As esquerdas e a tentação fardada

Alguém da nossa turma, da minha e da sua, alguém de esquerda já defendeu intervenção militar contra o golpe de agosto. Eu conheço uns três que falam em voz alta: só há salvação se os militares tomarem o poder e o devolverem limpo e cheiroso ao povo. Não é tese de gente da direita bélica, como o general Mourão, é da esquerda mesmo.

Agora, circula por aí como um tiro de bazuca sem rumo a entrevista do historiador e cientista político Moniz Bandeira com o mesmo apelo. Ele acha que só os militares podem evitar que o jaburu-da-mala venda o Brasil com a ajuda dos 300 picaretas do Congresso.

Moniz Bandeira é um nacionalista desesperado. Mas tenta, como cientista, como pensador de esquerda, dar racionalidade à sua tese. Os militares entram, derrubam governo e Congresso e, tempos depois, restauram a democracia.

O golpe já foi dado, diz ele, o golpe é o jaburu no poder e os corruptos no Congresso, com seus aliados em todas as áreas. O jaburu representa uma ditadura. Os militares iriam apenas tirá-los de lá.

O historiador fala das máfias da direita, dos banqueiros, dos grandes empresários, do juiz Moro, do Judiciário seletivo, das privatizações, de Janot, do fim das leis trabalhistas e da Previdência, do desmonte do Estado. Entende-se seu desespero, que é o de todos nós.

Mas as perguntas básicas, óbvias, previsíveis, são sempre as mesmas. Os militares tomariam governo e Congresso para devolvê-los mais adiante? Mas devolver a quem? A um Congresso ainda mais reacionário? A que governo? Que democracia teríamos depois da “intervenção”?

Quando seria feita a devolução? Daqui a 30 anos? O que uma ‘intervenção” faria com os excessos do Judiciário, como lidariam com Sergio Moro e Gilmar Mendes? Esses continuariam intocáveis?

O que os militares fariam com os Vladimir Herzog de hoje? Com os sindicalistas, com os professores, com as esquerdas? O que fariam com os Bolsonaros e os pregadores do estupro como retórica política de desqualificação dos adversários?

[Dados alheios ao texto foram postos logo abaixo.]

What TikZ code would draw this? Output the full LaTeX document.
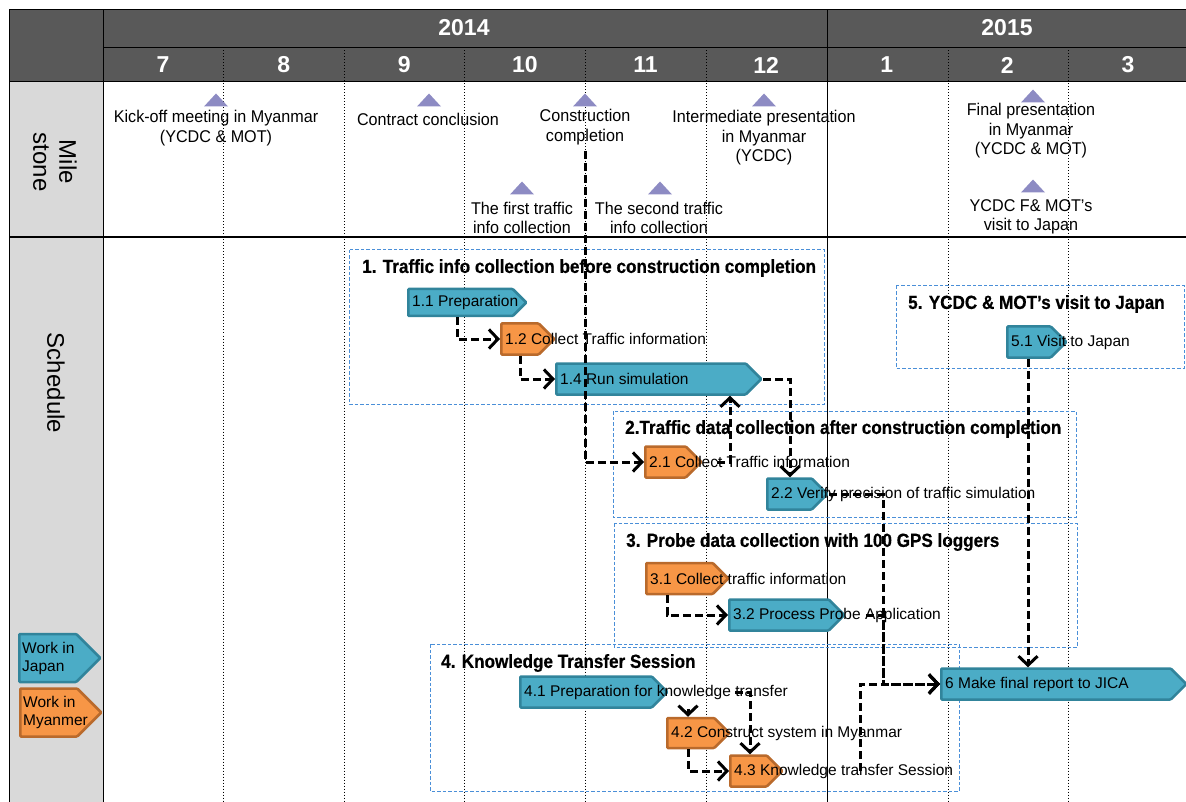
\documentclass[tikz,border=0pt]{standalone}
\usepackage{fontspec}
\setmainfont{Liberation Sans}
\newfontfamily\msfont[FakeStretch=0.95]{Liberation Sans}
\newfontfamily\grpfont[FakeStretch=0.9, BoldFeatures={FakeBold=0.6}]{Liberation Sans}
\usetikzlibrary{arrows.meta, positioning, shapes.symbols}
\definecolor{hdrgray}{HTML}{595959}
\definecolor{colgray}{HTML}{D9D9D9}
\definecolor{jpfill}{HTML}{4BACC6}
\definecolor{jpline}{HTML}{31849B}
\definecolor{mmfill}{HTML}{F79646}
\definecolor{mmline}{HTML}{B96A2C}
\definecolor{grpline}{HTML}{4A8FD8}
\definecolor{mscol}{HTML}{8D8BC3}
\tikzset{%
	taskbox/.style={
		signal,
		signal to=east,
		signal pointer angle=90,
		line width=2.5pt,
		rounded corners=1pt,
		inner sep=0pt,
		anchor=west
	},
	jpbox/.style={taskbox, fill=jpfill, draw=jpline},
	mmbox/.style={taskbox, fill=mmfill, draw=mmline},
	tasklbl/.style={anchor=west, inner sep=0pt, xshift=5pt, font=\fontsize{15.5}{18}\selectfont},
	group/.style={draw=grpline, dash pattern=on 3.5pt off 2pt, line width=1pt},
	grptitle/.style={anchor=west, inner sep=0pt, font=\grpfont\bfseries\fontsize{19}{22}\selectfont},
	mstext/.style={align=center, inner sep=0pt, font=\msfont\fontsize{17}{19.5}\selectfont},
	hdr/.style={text=white, font=\bfseries\fontsize{23}{26}\selectfont},
	sidelbl/.style={rotate=-90, align=center, font=\fontsize{24}{26}\selectfont},
	dep/.style={line width=3pt, dash pattern=on 8pt off 4pt, -{Straight Barb[length=9pt,width=19pt]}},
	monthline/.style={line width=0.9pt, dash pattern=on 1pt off 2pt}
}
\begin{document}
\begin{tikzpicture}[x=1pt, y=-1pt]
			\useasboundingbox (0,0) rectangle (1186,802);
			
			% Table frame
			\fill[hdrgray] (9,9.5) rectangle (1186,82);
			\fill[colgray] (9,82) rectangle (103,802);
			\foreach \x in {223,344,464,585,706,948,1068}
				\draw[monthline] (\x,47.5) -- (\x,802);
			\draw[line width=0.8pt] (827,9.5) -- (827,802);
			\draw[line width=1pt] (9,9.5) -- (1186,9.5);
			\draw[line width=1pt] (103,47.5) -- (1186,47.5);
			\draw[line width=1pt] (9,82) -- (1186,82);
			\draw[line width=1.2pt] (9,237) -- (1186,237);
			\draw[line width=1pt] (9,9.5) -- (9,802);
			\draw[line width=1pt] (103,9.5) -- (103,802);
			
			% Years and months
			\node[hdr] (y2014) at (464,28) {2014};
			\node[hdr] (y2015) at (1007,28) {2015};
			\foreach \m [count=\i] in {7,8,9,10,11,12,1,2,3}
				\node[hdr] (mon\i) at (42.5+120.6*\i,65) {\m};
			
			% Row labels
			\node[sidelbl] (lblMile) at (55,162) {Mile\\stone};
			\node[sidelbl] (lblSched) at (56,383) {Schedule};
			
			% Milestones
			\foreach \x/\y in {216/100, 429/100, 585/100, 764/100, 522/188, 660/188, 1033/96, 1033/186}
				\fill[mscol] (\x-12,\y+6.5) -- (\x,\y-6.5) -- (\x+12,\y+6.5) -- cycle;
			\node[mstext] (mKick) at (216,128) {Kick-off meeting in Myanmar\\(YCDC \& MOT)};
			\node[mstext] (mCtr) at (428,119) {Contract conclusion};
			\node[mstext] (mCon) at (585,127) {Construction\\completion};
			\node[mstext] (mInt) at (764,138) {Intermediate presentation\\in Myanmar\\(YCDC)};
			\node[mstext] (mFirst) at (522,218) {The first traffic\\info collection};
			\node[mstext] (mSecond) at (659,218) {The second traffic\\info collection};
			\node[mstext] (mFinal) at (1031,131) {Final presentation\\in Myanmar\\(YCDC \& MOT)};
			\node[mstext] (mVisit) at (1031,217) {YCDC F\& MOT’s\\visit to Japan};
			
			% Groups
			\draw[group] (349,250) rectangle (824,404);
			\node[grptitle] (g1) at (362,268) {1. Traffic info collection before construction completion};
			\draw[group] (896,286) rectangle (1184,368);
			\node[grptitle] (g5) at (908,304) {5. YCDC \& MOT’s visit to Japan};
			\draw[group] (613,411) rectangle (1076,517);
			\node[grptitle] (g2) at (625,429) {2.Traffic data collection after construction completion};
			\draw[group] (614,523) rectangle (1077,647);
			\node[grptitle] (g3) at (626,542) {3. Probe data collection with 100 GPS loggers};
			\draw[group] (430,644) rectangle (959,791);
			\node[grptitle] (g4) at (441,663) {4. Knowledge Transfer Session};
			
			% Tasks
			\node[jpbox, minimum width=118pt, minimum height=27pt] (t11) at (407,302.5) {};
			\node[mmbox, minimum width=53pt, minimum height=31pt] (t12) at (500,339) {};
			\node[jpbox, minimum width=205pt, minimum height=31pt] (t14) at (555,379) {};
			\node[mmbox, minimum width=56pt, minimum height=31pt] (t21) at (644,462) {};
			\node[jpbox, minimum width=60pt, minimum height=31pt] (t22) at (766,494) {};
			\node[mmbox, minimum width=82pt, minimum height=31pt] (t31) at (645,578.5) {};
			\node[jpbox, minimum width=115pt, minimum height=31pt] (t32) at (728,615) {};
			\node[jpbox, minimum width=147pt, minimum height=31pt] (t41) at (519,692) {};
			\node[mmbox, minimum width=62pt, minimum height=30pt] (t42) at (666,733) {};
			\node[mmbox, minimum width=52pt, minimum height=31pt] (t43) at (729,771) {};
			\node[jpbox, minimum width=59pt, minimum height=31pt] (t51) at (1006,342) {};
			\node[jpbox, minimum width=245pt, minimum height=31pt] (t6) at (940,684) {};
			
			% Legend
			\node[jpbox, minimum width=81pt, minimum height=48pt] (legJp) at (18,658) {};
			\node[mmbox, minimum width=81pt, minimum height=48pt] (legMm) at (19,712.5) {};
			\node[tasklbl, align=left, xshift=-1pt] at (legJp.west) {Work in\\Japan};
			\node[tasklbl, align=left, xshift=-1pt] at (legMm.west) {Work in\\Myanmer};
			
			% Links
			\coordinate (c21) at ([xshift=73pt]t21.west);
			\coordinate (c32) at ([xshift=20pt]t32.east);
			\coordinate (c41) at ([xshift=216pt]t41.west);
			\coordinate (c43) at ([xshift=131pt]t43.west);
			\coordinate (jn6) at ([xshift=-57pt]t6.west);
			\draw[dep] ([xshift=50pt]t11.south west) |- (t12.west);
			\draw[dep] ([xshift=20pt]t12.south west) |- (t14.west);
			\draw[dep] (mCon.south) ++(0,6) |- (t21.west);
			\draw[dep] (c21) -| ([xshift=175pt]t14.south west);
			\draw[dep] (t14.east) -| ([xshift=24pt]t22.north west);
			\draw[dep] (t22.east) -| (jn6) -- (t6.west);
			\draw[dep] (c32) -| (jn6) -- (t6.west);
			\draw[dep] (c43) |- (t6.west);
			\draw[dep] ([xshift=22pt]t51.south west) -- ([xshift=88pt]t6.north west);
			\draw[dep] ([xshift=22pt]t31.south west) |- (t32.west);
			\draw[dep] ([xshift=169pt]t41.south west) -- ([xshift=22pt]t42.north west);
			\draw[dep] ([xshift=22pt]t42.south west) |- (t43.west);
			\draw[dep] (c41) -| ([xshift=21pt]t43.north west);
			
			% Task labels
			\node[tasklbl] (l11) at (t11.west) {1.1 Preparation};
			\node[tasklbl] (l12) at (t12.west) {1.2 Collect Traffic information};
			\node[tasklbl] (l14) at (t14.west) {1.4 Run simulation};
			\node[tasklbl] (l21) at (t21.west) {2.1 Collect Traffic information};
			\node[tasklbl] (l22) at (t22.west) {2.2 Verify precision of traffic simulation};
			\node[tasklbl] (l31) at (t31.west) {3.1 Collect traffic information};
			\node[tasklbl] (l32) at (t32.west) {3.2 Process Probe Application};
			\node[tasklbl] (l41) at (t41.west) {4.1 Preparation for knowledge transfer};
			\node[tasklbl] (l42) at (t42.west) {4.2 Construct system in Myanmar};
			\node[tasklbl] (l43) at (t43.west) {4.3 Knowledge transfer Session};
			\node[tasklbl] (l51) at (t51.west) {5.1 Visit to Japan};
			\node[tasklbl] (l6) at (t6.west) {6 Make final report to JICA};
			
		\end{tikzpicture}
\end{document}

Moniz Bandeira tem aliados importantes à esquerda. Percebe-se que algumas manifestações são mais emotivas, quase impulsivas, como esta do ex-senador José Paulo Bisol, em entrevista ao Flávio Ilha, para o jornal Extra Classe, em dezembro do ano passado:

“Pela gravidade da crise, me parece que já passou da hora do Exército intervir. De derrubar esse Congresso. A mentalidade militar é perigosa. Eu, por outro lado, não ficaria chateado se fechassem o Congresso [risos]. É o Congresso que está nos liquidando, não é o Temer. O presidente é só um porta-voz”.

Está claro que Bisol fala, num tom de quem brinca com a ideia, o que muita gente pensa e só alguns manifestam. Moniz Bandeira e Bisol podem ter desistido, como muitos desistiram, de acreditar que a nossa democracia degradada, golpeada, usurpada seja capaz de se reparar e se redimir.

A democracia não teria forças para seguir adiante. Antes, seria preciso que uma força maior a ajudasse. Seriam os militares? Por que têm tanques e armas? Mas o que mais têm os nossos generais hoje?

A democracia brasileira pós-eleições de 2018, se Lula ficar de fora, pode ser pior do que o arremedo de democracia que temos hoje. O Congresso da bancada BBB (Boi, Bíblia e Bala) não terá 300 picaretas na Câmara, mas 400.

Mesmo assim, respeitando as posições de Moniz Bandeira e de Bisol, estou certo de que os militares não iriam nos salvar, mas produzir ainda mais jaburus, Aécios, Cunhas, Geddeis, Serras, Padilhas, Gilmares Mendes, Bolsonaros, Sergios Moros e seus genéricos.

 

3 thoughts on “As esquerdas e a tentação fardada

    1. Esses caras são primários, não conseguiram aprender nada com a Ditadura Militar que teve aqui. A desculpa inicial sempre é a de “limpar” o país. Com poucos dias de “governo” as palavras mudam, quem tá no Poder apega-se a ele e demoram vinte anos para largar (mais ou menos) o osso. Esquerda que apóia esse tipo de coisa, francamente, deve ficar em casa de pijama. Assim como devem ficar em casa de pijama alguns generais saudosos daquele tempo. Ambos são sucatas lamentáveis do Brasil.

  1. A alternativa DEMOCRATICA seria o levante geral Do povo nas ruas e em BRASILIA, mas NOSsO povo se não estimulado OELA MIDIA não reage.
    Então qual a solução senão as FA?